9.29.2010

daily wear

It's interesting to think about how much fashion has changed over the centuries. I was hanging out with a friend the other night talking about wanting to have an occasion to wear a ball gown to.  In today's society, it is quite rare where one has the occasion to dress up so formally.  Other than one's wedding day... you would be hard pressed to find another excuse.  However, what we, in the contemporary world, consider uber-fancy was once considered everyday dress. Yes, I am usually talking about the elite here, most of fashion history is a documentation of the elite dress at any given point in time.  One of my favorite periods in costume history to study is 18th and 19th century France.  Learning the history of extravagance, political implications, and larger-than-life personalities will take you a lifetime.

I've always loved this portrait of Empress Eugenie, wife to Napoleon III, by Franz Winterhalter (1854) at The Met.

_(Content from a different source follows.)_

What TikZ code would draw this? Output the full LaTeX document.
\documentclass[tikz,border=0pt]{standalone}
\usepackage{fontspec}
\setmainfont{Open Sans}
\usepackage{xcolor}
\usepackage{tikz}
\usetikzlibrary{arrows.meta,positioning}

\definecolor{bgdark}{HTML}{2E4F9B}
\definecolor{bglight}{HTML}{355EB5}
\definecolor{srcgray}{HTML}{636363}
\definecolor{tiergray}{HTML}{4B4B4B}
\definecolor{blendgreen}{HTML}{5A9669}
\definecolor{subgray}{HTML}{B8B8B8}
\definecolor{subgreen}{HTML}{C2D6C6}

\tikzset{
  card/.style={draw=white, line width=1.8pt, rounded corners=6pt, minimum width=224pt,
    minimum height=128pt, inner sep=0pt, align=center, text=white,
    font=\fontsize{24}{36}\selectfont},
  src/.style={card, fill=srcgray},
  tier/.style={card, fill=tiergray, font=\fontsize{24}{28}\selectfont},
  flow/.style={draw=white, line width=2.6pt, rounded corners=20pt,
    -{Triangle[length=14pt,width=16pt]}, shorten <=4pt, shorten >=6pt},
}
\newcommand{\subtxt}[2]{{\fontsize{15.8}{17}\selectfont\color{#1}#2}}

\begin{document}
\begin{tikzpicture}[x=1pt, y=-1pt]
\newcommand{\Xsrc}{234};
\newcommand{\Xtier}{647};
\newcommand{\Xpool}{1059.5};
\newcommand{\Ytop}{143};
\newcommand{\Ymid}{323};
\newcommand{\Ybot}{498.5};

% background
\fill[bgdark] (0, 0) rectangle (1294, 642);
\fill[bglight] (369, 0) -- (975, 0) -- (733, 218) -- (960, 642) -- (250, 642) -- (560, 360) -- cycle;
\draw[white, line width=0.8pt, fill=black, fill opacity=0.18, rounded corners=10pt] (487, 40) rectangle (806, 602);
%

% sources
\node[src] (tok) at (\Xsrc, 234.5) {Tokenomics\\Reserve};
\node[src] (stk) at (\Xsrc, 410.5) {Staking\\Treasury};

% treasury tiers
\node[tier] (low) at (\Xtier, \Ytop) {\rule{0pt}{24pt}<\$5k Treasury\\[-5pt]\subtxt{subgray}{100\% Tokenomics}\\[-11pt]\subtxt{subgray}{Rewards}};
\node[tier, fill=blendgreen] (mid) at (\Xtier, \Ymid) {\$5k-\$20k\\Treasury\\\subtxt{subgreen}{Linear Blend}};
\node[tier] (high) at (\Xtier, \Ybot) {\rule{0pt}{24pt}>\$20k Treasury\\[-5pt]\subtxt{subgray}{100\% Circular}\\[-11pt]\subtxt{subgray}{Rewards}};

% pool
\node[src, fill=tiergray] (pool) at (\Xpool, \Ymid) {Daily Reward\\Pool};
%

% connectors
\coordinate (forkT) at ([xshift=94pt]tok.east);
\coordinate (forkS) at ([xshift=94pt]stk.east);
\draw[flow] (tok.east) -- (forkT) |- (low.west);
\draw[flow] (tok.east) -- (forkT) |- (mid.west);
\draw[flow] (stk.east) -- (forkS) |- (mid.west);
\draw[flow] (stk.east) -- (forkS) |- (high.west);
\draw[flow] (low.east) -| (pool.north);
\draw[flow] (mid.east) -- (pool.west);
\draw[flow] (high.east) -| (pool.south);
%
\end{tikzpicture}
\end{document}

The style of her dress is classically 18th century though.  Eugenie was known to have a strong affinity, obsession even, with the late Marie Antoinette and is trying to emulate her in this official portrait.  Her hair is powdered white, and Eugenie would have had naturally raven hair as she was from Spain.  Her dress is ornately decorated with lace edges and black ribbon bows.  To have black fabric in those days was a sign of luxury.  True black garments were costly to dye and necessitated a labor-intensive and timely process.  Her dress is adorned with various strings of pearls and we can assume that the vibrant yellow and blue satin trim fabrics would have been of the highest quality.  The lace and fringe trimmings are also probably the best hand-made products.

Although Eugenie loved to emulate fashions of the past, she was a tastemaker in her own right.  In this portrait, you can see that she makes a 19th century addition to the 18th century style dress with the cage crinoline.  Eugenie is often attributed as setting the trend for wearing cage crinolines, and loved the trend of voluminous skirts.  She was an important patron for Charles Frederick Worth, known as the first couturier.
-metmuseum.org-
Franz Winterhalter, 1854, oil in canvas



This second image portrays Eugenie very similarly to the portraits we saw of Marie Antoinette in her Trianon days: wearing loose white muslin dresses.  This portrait looks a bit more Victorian in its decoration, and her hairstyle, with the sides lying slightly over the ears, is more modern as well.  The silhouette of the sloping shoulders and dress hanging delicately on the arms is a familiar 19th century look.